The overall vibe — the stupid outfits, the hair extensions, the claim this is somehow feminist — reminded me of a hilarious and brutal line in the ever-excellent Sophia Money-Coutts’ newsletter this week, in which she admits that sometimes while listening to long conversations about engagement rings, she thinks: ‘You know when the Pankhursts were campaigning for the vote? I’m not sure they meant you.’
Obviously, even Katy Perry deserves the vote, even if she doesn’t deserve to go to space. That’s feminism, baby! But what’s also feminism, I think, is having the right to roll your eyes until you collapse from nausea when someone tries to sell you injectibles, rocket fuel, and being just kind of an inane asshole to people (this is an extra-flammable hot take I’ll save for another time), as inherently empowering. What’s empowering is having actual power. POWER. It’s literally in the word3!
On top of this, give me one to two glasses of wine and I will be happy to give you my extended thoughts on the obsession with space when the world seems unmanageable. It is not a coincidence, in my opinion, that the Little Rock Nine and the mania over the launch of Sputnik occurred in the same year — 1957! It is also part of a long tradition, in my other opinion, that a certain kind of man feels compulsively drawn to the mysteries and promises of space (not the science of it, mind, nor the actual cosmic mysteries—more the Big Blast Off Energy), but has no interest in acknowledging his patchy legacy on earth.
Please Google Wernher von Braun and then, in one year, pre-order my book, which features a lot of this kind of thing, for yourself or your Dad. (These little reminders will keep coming, don’t you worry.)
Trump.
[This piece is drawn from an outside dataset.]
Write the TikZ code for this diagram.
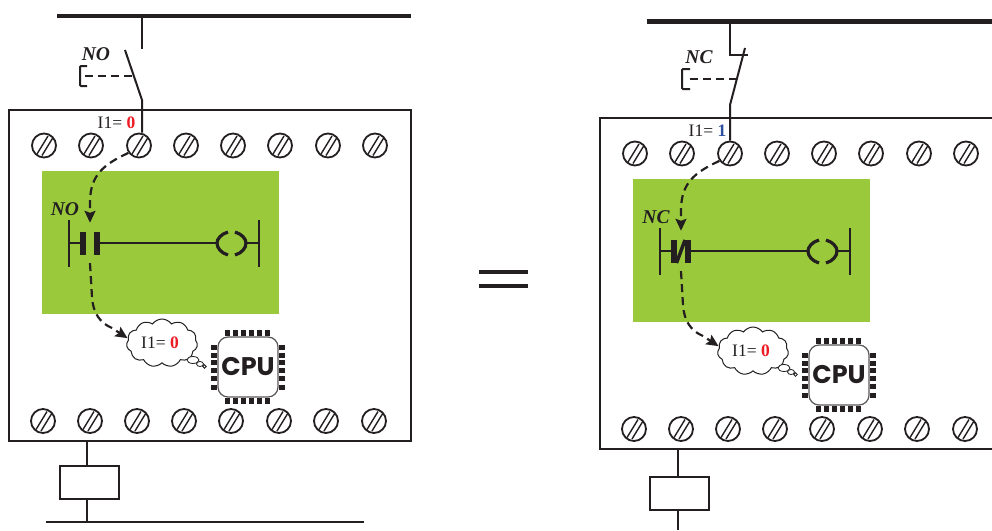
\documentclass[tikz,border=0pt]{standalone}
\usepackage{fontspec}
\setmainfont{Liberation Serif}
\newfontfamily\cpufont{Poppins}
\usetikzlibrary{arrows.meta,shapes.symbols,calc}
\definecolor{ink}{HTML}{231F20}
\definecolor{plcgreen}{HTML}{9ACA3C}
\definecolor{valred}{HTML}{ED1C24}
\definecolor{valblue}{HTML}{2E4FA0}
\tikzset{
  every path/.style={color=ink},
  wire/.style={draw=ink,line width=2pt},
  rung/.style={draw=ink,line width=2.6pt},
  bus/.style={draw=ink,line width=4.2pt},
  signal/.style={draw=ink,line width=2.2pt,dash pattern=on 8pt off 5pt,line cap=butt},
  signaltip/.style={signal,-{Stealth[length=12pt,width=11pt,inset=2pt]}},
  screw/.style={circle,draw=ink,line width=1.8pt,minimum size=24pt,inner sep=0pt,
    path picture={
      \draw[line width=1.4pt,ink] ($(path picture bounding box.center)+(-7,8.5)$) -- ($(path picture bounding box.center)+(4,-9.5)$);
      \draw[line width=1.4pt,ink] ($(path picture bounding box.center)+(-2,10)$) -- ($(path picture bounding box.center)+(9,-8)$);
    }},
  tag/.style={font=\fontsize{19.5}{20}\selectfont\bfseries\itshape,text=ink,inner sep=0pt},
  value/.style={font=\fontsize{17.5}{18}\selectfont,text=ink,inner sep=0pt},
  relay/.style={draw=ink,line width=1.8pt,fill=white,minimum width=59pt,minimum height=33pt,inner sep=0pt},
}
% #1 prefix, #2 colour of I1 at the input, #3 value at the input, #4 contact tag, #5 extra contact art
\newcommand{\plcpanel}[5]{%
  \node[draw=ink,line width=1.8pt,minimum width=402pt,minimum height=331pt,inner sep=0pt] (#1box) at (210,275.5) {};
  \foreach \n/\xx in {1/44,2/91,3/139,4/186,5/233,6/280,7/328,8/375}
    \node[screw] (#1t\n) at (\xx,145.5) {};
  \foreach \n/\xx in {1/43,2/90,3/137,4/184,5/231,6/279,7/326,8/374}
    \node[screw] (#1b\n) at (\xx,421) {};
  \node[fill=plcgreen,minimum width=237pt,minimum height=143pt,inner sep=0pt] (#1plc) at (160.5,242.5) {};
  \node[value,anchor=west] (#1in) at (97.5,123) {I1= \textcolor{#2}{\textbf{#3}}};
  \node[tag] (#1tag) at (65,209) {#4};
  \node[minimum width=20pt,minimum height=40pt,inner sep=0pt] (#1c) at (90,243) {};
  \node[minimum width=29pt,minimum height=26pt,inner sep=0pt] (#1coil) at (231.5,243) {};
  \coordinate (#1railL) at (69,243);
  \coordinate (#1railR) at (259,243);
  \draw[rung] (69,220) -- (69,267);
  \draw[rung] (259,220) -- (259,267);
  \draw[rung] (#1railL) -- (#1c);
  \draw[rung] (#1c) -- (#1coil);
  \draw[rung] (#1coil) -- (#1railR);
  \fill[ink] (80,232) rectangle (86,255);
  \fill[ink] (94,232) rectangle (100,255);
  #5
  \draw[ink,line width=3.2pt] (228,232) .. controls (221,234) and (217,239) .. (217,243) .. controls (217,248) and (221,253) .. (228,255);
  \draw[ink,line width=3.2pt] (235,232) .. controls (242,234) and (246,239) .. (246,243) .. controls (246,248) and (242,253) .. (235,255);
  \node[cloud,cloud puffs=11,cloud puff arc=110,aspect=1.45,draw=ink,line width=1pt,fill=white,minimum width=71pt,minimum height=48pt,inner sep=0pt,font=\fontsize{17.5}{18}\selectfont,text=ink] (#1cl) at (162,343) {I1= \textcolor{valred}{\textbf{0}}\kern 4pt};
  \draw[ink,line width=.8pt,fill=white] (193,360) ellipse (6pt and 3.5pt);
  \draw[ink,line width=.8pt,fill=white] (200,364) ellipse (3.5pt and 2.5pt);
  \draw[ink,line width=.8pt,fill=white] (204.5,366.5) circle (1.8pt);
  \draw[signaltip] (#1t3.215) .. controls (102,165) and (91,176) .. (90,200) -- (#1c.north);
  \draw[signaltip] (#1c.south) -- (92,297) .. controls (93,313) and (100,323) .. (112,328) -- (#1cl.172);
  \foreach \xx in {227,235,243,251,259,267} {
    \fill[ink] (\xx-2.5,330) rectangle (\xx+2.5,336);
    \fill[ink] (\xx-2.5,398) rectangle (\xx+2.5,404);
  }
  \foreach \yy in {347,355,362,370,378,387} {
    \fill[ink] (211,\yy-2.5) rectangle (217,\yy+2.5);
    \fill[ink] (279,\yy-2.5) rectangle (285,\yy+2.5);
  }
  \node[draw=ink!75,line width=1.2pt,rounded corners=10pt,minimum width=60pt,minimum height=60pt,inner sep=0pt,font=\cpufont\bfseries\fontsize{25.5}{26}\selectfont,text=ink] (#1cpu) at (248,367) {CPU};
}
\begin{document}
\begin{tikzpicture}[x=1pt,y=-1pt]
\useasboundingbox (0,0) rectangle (992,530);
\fill[white] (0,0) rectangle (992,530);
% left panel
\plcpanel{L}{valred}{0}{NO}{}
\coordinate (Lbus1) at (57,16);
\coordinate (Lbus2) at (411,16);
\draw[bus] (Lbus1) -- (Lbus2);
\coordinate (Ltap) at (142,16);
\coordinate (Lfix) at (142,49);
\coordinate (Lblade) at (125,50);
\coordinate (Lpivot) at (142,100);
\coordinate (Lrod) at (133,76);
\draw[wire] (Ltap) -- (Lfix);
\draw[wire] (Lblade) -- (Lpivot) -- (Lpivot |- Lt3.north);
\draw[wire,dash pattern=on 8pt off 5pt] (85,76) -- (Lrod);
\draw[wire,rounded corners=1pt] (87,66) -- (80,66) -- (80,86) -- (87,86);
\node[tag] (Lswtag) at (96,54) {NO};
% equals
\coordinate (e1) at (479,272);\coordinate (e2) at (528,272);
\coordinate (e3) at (479,286);\coordinate (e4) at (528,286);
\draw[bus] (e1) -- (e2);
\draw[bus] (e3) -- (e4);
% left relay
\node[relay] (Lrelay) at (89.5,482.5) {};
\coordinate (Lgnd1) at (46,522);
\coordinate (Lgnd2) at (364,522);
\coordinate (Lw1) at (87,441);
\coordinate (Lw2) at (87,522);
\draw[wire] (Lw1) -- (Lrelay.north -| Lw1);
\draw[wire] (Lrelay.south -| Lw2) -- (Lw2);
\draw[line width=2.2pt] (Lgnd1) -- (Lgnd2);
% right panel
\begin{scope}[shift={(591,8)}]
\plcpanel{R}{valblue}{1}{NC}{\draw[ink,line width=3.5pt] (85.5,255) -- (94,232);}
\end{scope}
\coordinate (Rbus1) at (647,21.5);
\coordinate (Rbus2) at (992,21.5);
\draw[bus] (Rbus1) -- (Rbus2);
\coordinate (Rtap) at (730,21);
\coordinate (Rcor) at (730,55);
\coordinate (Rfix) at (748,55);
\coordinate (Rblade) at (745,48);
\coordinate (Rpivot) at (730,105);
\coordinate (Rrod) at (737,79);
\draw[wire] (Rtap) -- (Rcor) -- (Rfix);
\draw[wire] (Rblade) -- (Rpivot) -- (Rpivot |- Rt3.north);
\draw[wire,dash pattern=on 8pt off 5pt] (690,79) -- (Rrod);
\draw[wire,rounded corners=1pt] (690,69) -- (682,69) -- (682,89) -- (690,89);
\node[tag] (Rswtag) at (699,57) {NC};
\coordinate (Rw1) at (678,449);
\coordinate (Rw2) at (678,530);
\node[relay] (Rrelay) at (679.5,493.5) {};
\draw[wire] (Rw1) -- (Rrelay.north -| Rw1);
\draw[wire] (Rrelay.south -| Rw2) -- (Rw2);
\end{tikzpicture}
\end{document}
The T-word is Trump.
‘Ultimately, it felt like a sign of the times that everything was about personal growth rather than affording any new understanding of wider humanity. As King put it: “I’m so proud of me right now.”’
And here is where I would add “girlies”, but I refuse. You know what’s NOT empowering? A 35 year old woman using the word “girlies.” I am not a girly! I have crow’s feet and a pension! Also, pilates is not for princesses, it’s for boring people OR people who know it’s extremely good for injury prevention! (My friend Stu.)